* [EXERCISE MATERIALS]
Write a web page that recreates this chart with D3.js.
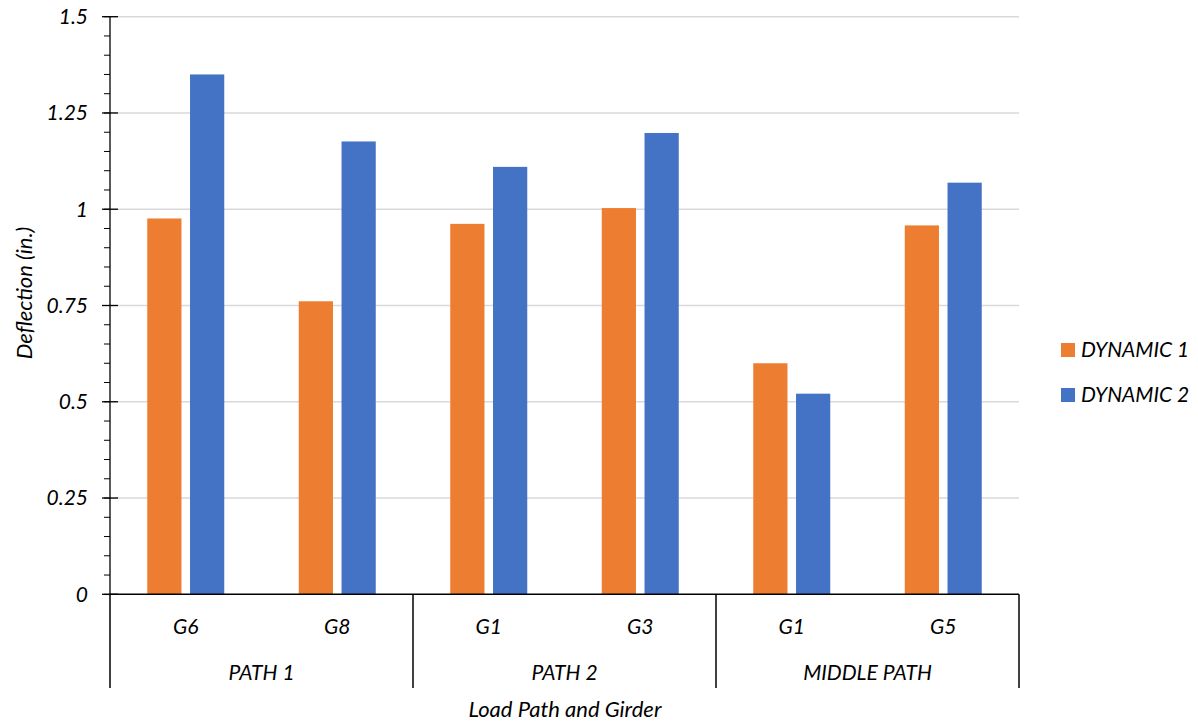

==

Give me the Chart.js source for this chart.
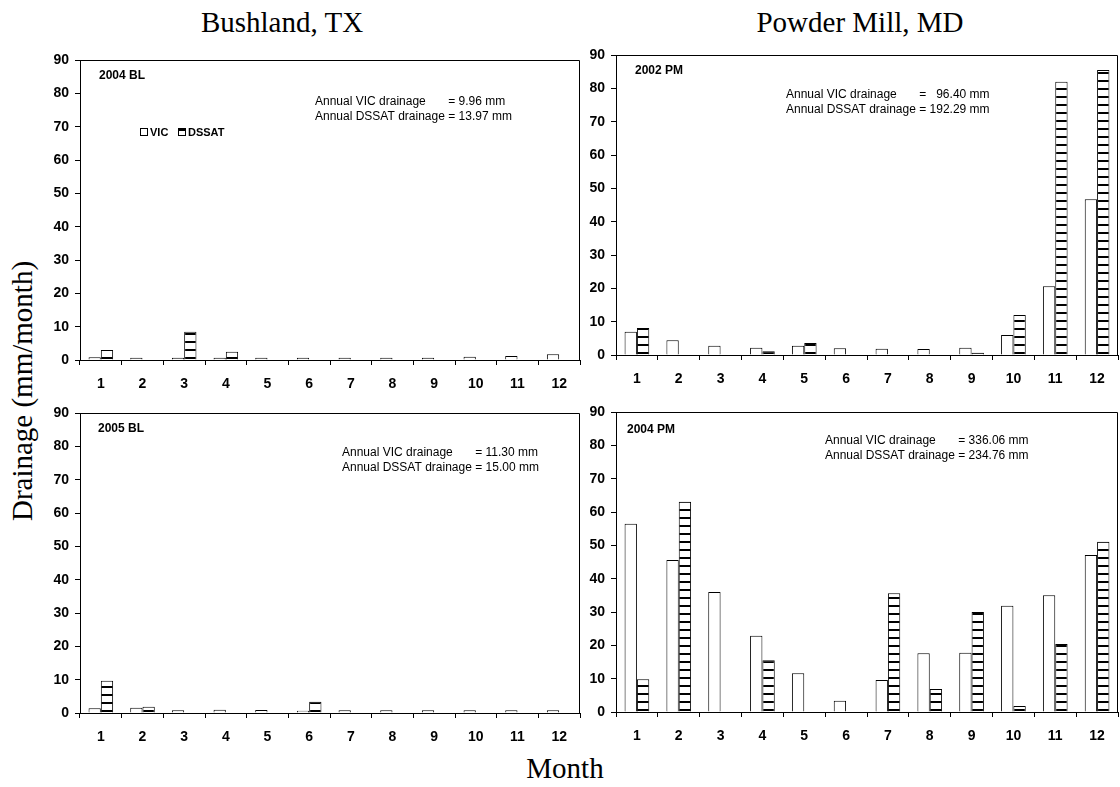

==

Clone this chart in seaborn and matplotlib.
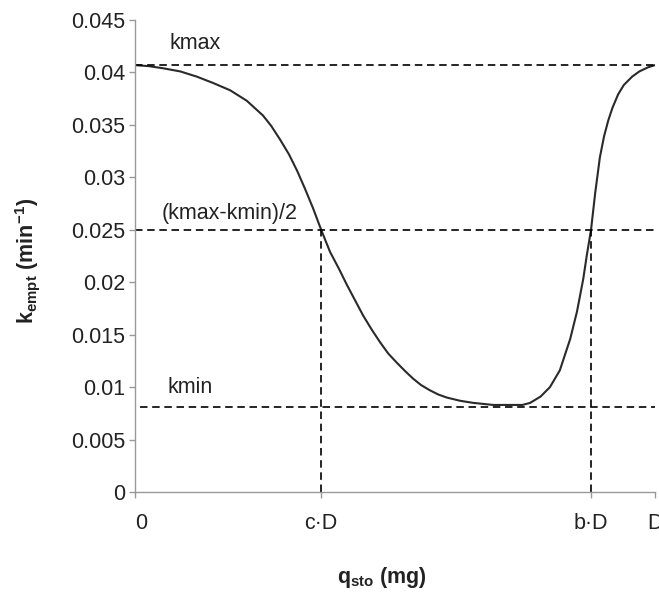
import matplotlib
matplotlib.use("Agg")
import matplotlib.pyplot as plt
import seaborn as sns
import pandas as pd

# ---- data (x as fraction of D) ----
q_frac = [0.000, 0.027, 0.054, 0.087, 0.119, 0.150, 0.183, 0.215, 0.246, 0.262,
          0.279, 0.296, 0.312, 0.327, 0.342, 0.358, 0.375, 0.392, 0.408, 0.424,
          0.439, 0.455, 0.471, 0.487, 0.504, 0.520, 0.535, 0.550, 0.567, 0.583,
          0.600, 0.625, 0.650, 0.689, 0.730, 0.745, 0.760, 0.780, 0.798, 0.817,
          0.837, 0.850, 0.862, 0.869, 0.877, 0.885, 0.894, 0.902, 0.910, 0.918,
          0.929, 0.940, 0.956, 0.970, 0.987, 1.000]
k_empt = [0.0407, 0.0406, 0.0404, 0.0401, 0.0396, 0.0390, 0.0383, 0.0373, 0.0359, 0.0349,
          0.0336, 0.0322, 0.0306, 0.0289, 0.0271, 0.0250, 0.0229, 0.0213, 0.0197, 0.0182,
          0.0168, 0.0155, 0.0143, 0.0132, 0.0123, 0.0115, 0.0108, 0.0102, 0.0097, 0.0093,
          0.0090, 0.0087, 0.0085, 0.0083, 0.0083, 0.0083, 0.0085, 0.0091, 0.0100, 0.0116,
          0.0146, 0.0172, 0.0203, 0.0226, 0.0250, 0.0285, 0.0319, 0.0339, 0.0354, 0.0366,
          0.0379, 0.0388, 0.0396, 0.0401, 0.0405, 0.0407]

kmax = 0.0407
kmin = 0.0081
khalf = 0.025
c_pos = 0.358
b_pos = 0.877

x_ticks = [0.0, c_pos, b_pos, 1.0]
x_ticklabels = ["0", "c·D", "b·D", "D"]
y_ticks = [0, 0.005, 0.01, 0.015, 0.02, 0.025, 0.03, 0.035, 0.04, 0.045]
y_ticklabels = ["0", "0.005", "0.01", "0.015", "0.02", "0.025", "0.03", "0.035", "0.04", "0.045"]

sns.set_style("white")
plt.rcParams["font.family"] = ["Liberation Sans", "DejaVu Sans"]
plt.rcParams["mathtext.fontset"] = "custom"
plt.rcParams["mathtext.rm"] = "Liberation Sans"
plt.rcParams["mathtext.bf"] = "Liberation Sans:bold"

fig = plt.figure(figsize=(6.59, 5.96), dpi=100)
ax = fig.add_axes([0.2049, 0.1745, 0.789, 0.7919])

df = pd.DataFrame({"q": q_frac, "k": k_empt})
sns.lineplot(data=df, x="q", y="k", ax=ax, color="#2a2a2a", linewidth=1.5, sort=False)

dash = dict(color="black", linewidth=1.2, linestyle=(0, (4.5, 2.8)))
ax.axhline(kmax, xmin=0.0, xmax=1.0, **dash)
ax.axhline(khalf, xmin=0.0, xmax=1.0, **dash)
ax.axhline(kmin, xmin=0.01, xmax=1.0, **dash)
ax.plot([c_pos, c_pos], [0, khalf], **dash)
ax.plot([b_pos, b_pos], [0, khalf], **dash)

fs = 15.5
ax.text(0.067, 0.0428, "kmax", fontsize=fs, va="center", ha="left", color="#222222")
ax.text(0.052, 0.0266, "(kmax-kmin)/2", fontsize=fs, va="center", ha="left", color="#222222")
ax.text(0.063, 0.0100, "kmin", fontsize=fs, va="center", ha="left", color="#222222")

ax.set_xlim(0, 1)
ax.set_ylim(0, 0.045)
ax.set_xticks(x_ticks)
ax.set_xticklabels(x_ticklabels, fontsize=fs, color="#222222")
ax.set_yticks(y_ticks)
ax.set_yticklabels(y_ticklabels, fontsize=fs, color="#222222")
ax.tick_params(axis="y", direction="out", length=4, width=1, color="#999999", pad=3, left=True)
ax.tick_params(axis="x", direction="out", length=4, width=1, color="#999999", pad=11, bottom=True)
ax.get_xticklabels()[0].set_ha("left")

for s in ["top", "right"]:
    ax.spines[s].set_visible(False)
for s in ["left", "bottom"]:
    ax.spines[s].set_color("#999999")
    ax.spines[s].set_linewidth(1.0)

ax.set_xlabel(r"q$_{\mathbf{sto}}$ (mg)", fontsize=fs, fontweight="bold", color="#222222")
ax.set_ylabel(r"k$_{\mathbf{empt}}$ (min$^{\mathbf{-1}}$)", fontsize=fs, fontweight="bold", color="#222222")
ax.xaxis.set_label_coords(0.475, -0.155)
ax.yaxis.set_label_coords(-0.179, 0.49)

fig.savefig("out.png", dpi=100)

* [PROBLEM DETAILS]
Filter the records for lines holding the string "matplotlib". Copy each one.

* [TASK ANSWER]
Clone this chart in seaborn and matplotlib.
import matplotlib
matplotlib.use("Agg")
import matplotlib.pyplot as plt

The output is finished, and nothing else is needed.